Я очень хотел стать хорошим хирургом, помогать больным и, как в детстве, всегда защищать слабых. Ты помог мне выбрать правильный путь. Ты тоже поверил в меня в далёкие 70-е годы, когда я был ещё совсем маленьким. Поверил в меня, как поверил мой деревенский земляк. Ты занимался всегда своим любимым делом, никогда не боялся начальства, был свободный и счастливый. Ты научил меня смирению, и оно начинает приходить ко мне, не принося с собой ни позора, ни утраты человеческого достоинства.

Ты ушёл из школы рано, неожиданно для всех, а я тогда понял: изменилась эпоха, пришло новое время, на глазах сразу порушились человеческие, христианские ценности, не принеся ничего взамен.
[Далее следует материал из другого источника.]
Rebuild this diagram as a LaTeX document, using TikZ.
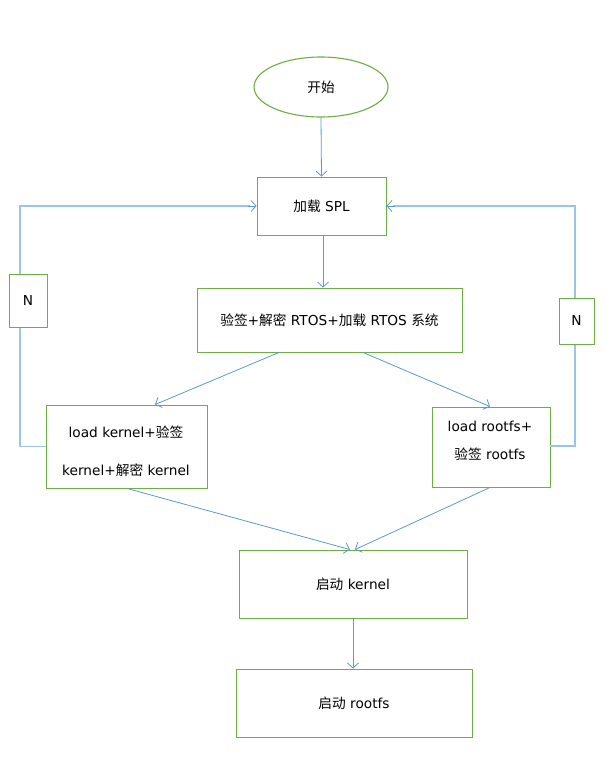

Целый класс пустых неинтересных глаз. Это было уже не твоё время. Приспособиться ты не мог. Никак не мог себе изменить. Твой уход из школы я воспринял как мужественный поступок сильного и умного человека. Ещё мальчишкам Ты нам говорил, что отношение к Женщине является тончайшим измерителем мужской чести и достоинства. Говорил это так просто и естественно, что я поверил, навсегда запомнил эти слова и старался им следовать.

Когда ошибался и делал глупости, я долго не шёл к Тебе — было стыдно, и всегда казалось, что Ты про всё знаешь. Ты чувствовал на расстоянии. Было стыдно, потому что я очень Тебя любил, а сейчас знаю — Ты бы понял, погоревал и простил.

Великий писатель Э. Хемингуэй написал прекрасную книгу «Старик и море». Это повесть о мальчике и старике, о большой дружбе. Иногда мне кажется, что тот мальчик — это я, а сильный, мужественный, седой и красивый старик — это Ты, мой Учитель. Я желаю Тебе здоровья и сил, мой дорогой Учитель, ведь мне ещё многому надо у Тебя научиться… «Знаю точно, что никто не сможет победить нас, просто, когда-то мы уйдём слишком далеко в море…»

Когда я возносился — ты держал меня за хвост.

Когда я падал — стелил соломки, чтобы не ушибся.

Когда делал глупости — вразумлял, когда горевал, то вспоминал слова великого царя Соломона: «И это пройдёт, это всё пройдёт».

Когда я радовался — Ты радовался вместе со мной.

«Старик спал лицом вниз, и его сторожил мальчик. Старику снились львы, и сквозь сон он слышал слова мальчика: «Теперь мы снова вдвоём будем ходить в море. Я принесу тебе счастье».